#!/usr/bin/env python
# coding: utf-8

# # Metadata for Trove digitised works
# 
# In poking around to try and find a way of automating the download of OCR text from Trove's digitised books, I discovered that there's lots of useful metadata embedded in the page of a digitised work. Most of this metadata isn't available through the Trove API.
# 
# The works that I'm talking about are things like digitised books and journal issues that have an `nla.obj` in their url. For some examples, you can [search in the book zone](https://trove.nla.gov.au/book/result?q=%22nla.obj%22&l-availability=y) for records containing `nla.obj`.
# 
# As you can see from the code below, it's pretty easy to extract the data from the HTML of the web page – just one regular expression does the job.

# In[22]:


import requests
import re
import json
from IPython.display import display


# This is the url of the work we're going to extract metadata from.

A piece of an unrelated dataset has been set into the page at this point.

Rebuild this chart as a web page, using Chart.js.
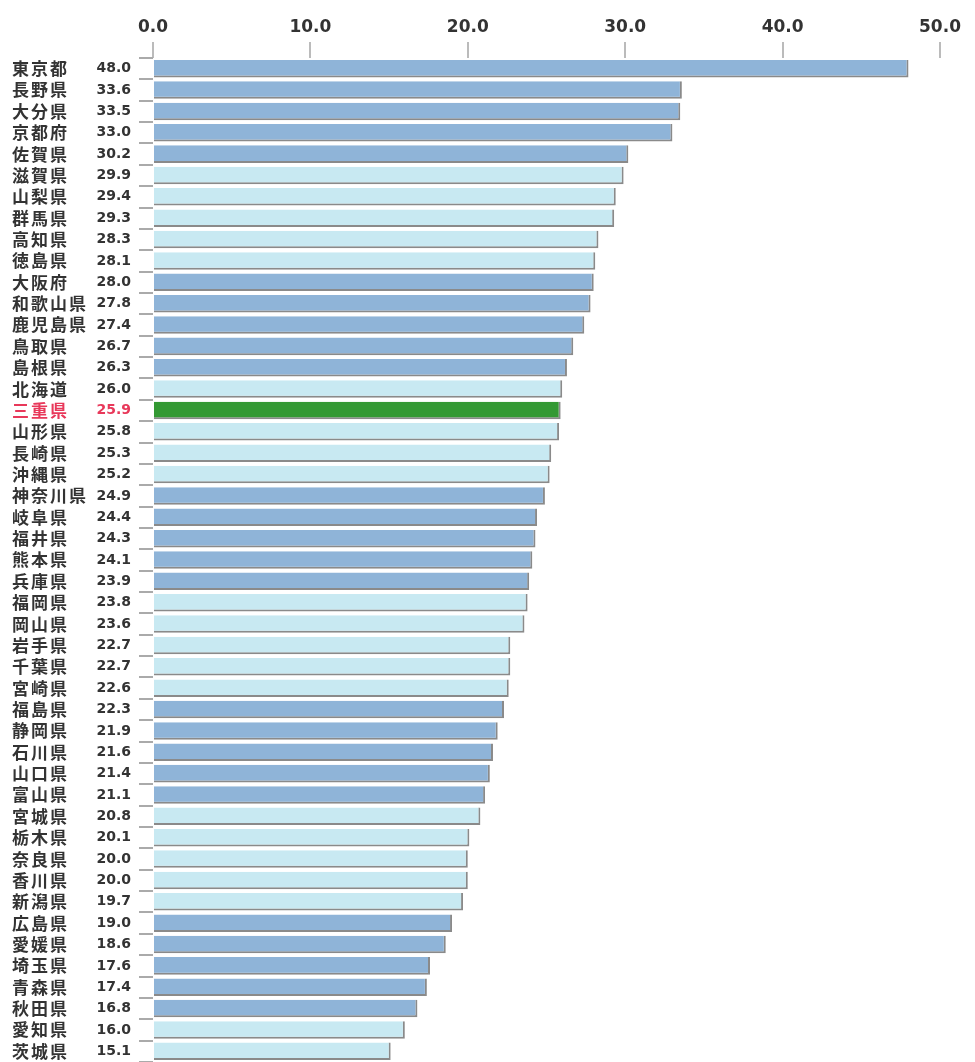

You could change this to any other `nla.obj` link.

# In[13]:


trove_digitised_url = 'https://nla.gov.au/nla.obj-362059651/'


# We just have to load the HTML page and then do a regex search for the JSON string. Then we turn the string back into a JSON object and display it.
# 
# Note the detailed data information on `children` – they include the individual pages of a work.

# In[21]:


# Get the HTML page
response = requests.get(trove_digitised_url)
# Search for the JSON string using regex
try:
    work_data = re.search(r'var work = JSON\.parse\(JSON\.stringify\((\{.*\})', response.text).group(1)
except AttributeError:
    # Just in case it's not there...
    work_data = '{}'
    print('No data found!')
# Display the JSON
display(json.loads(work_data))


# In[ ]: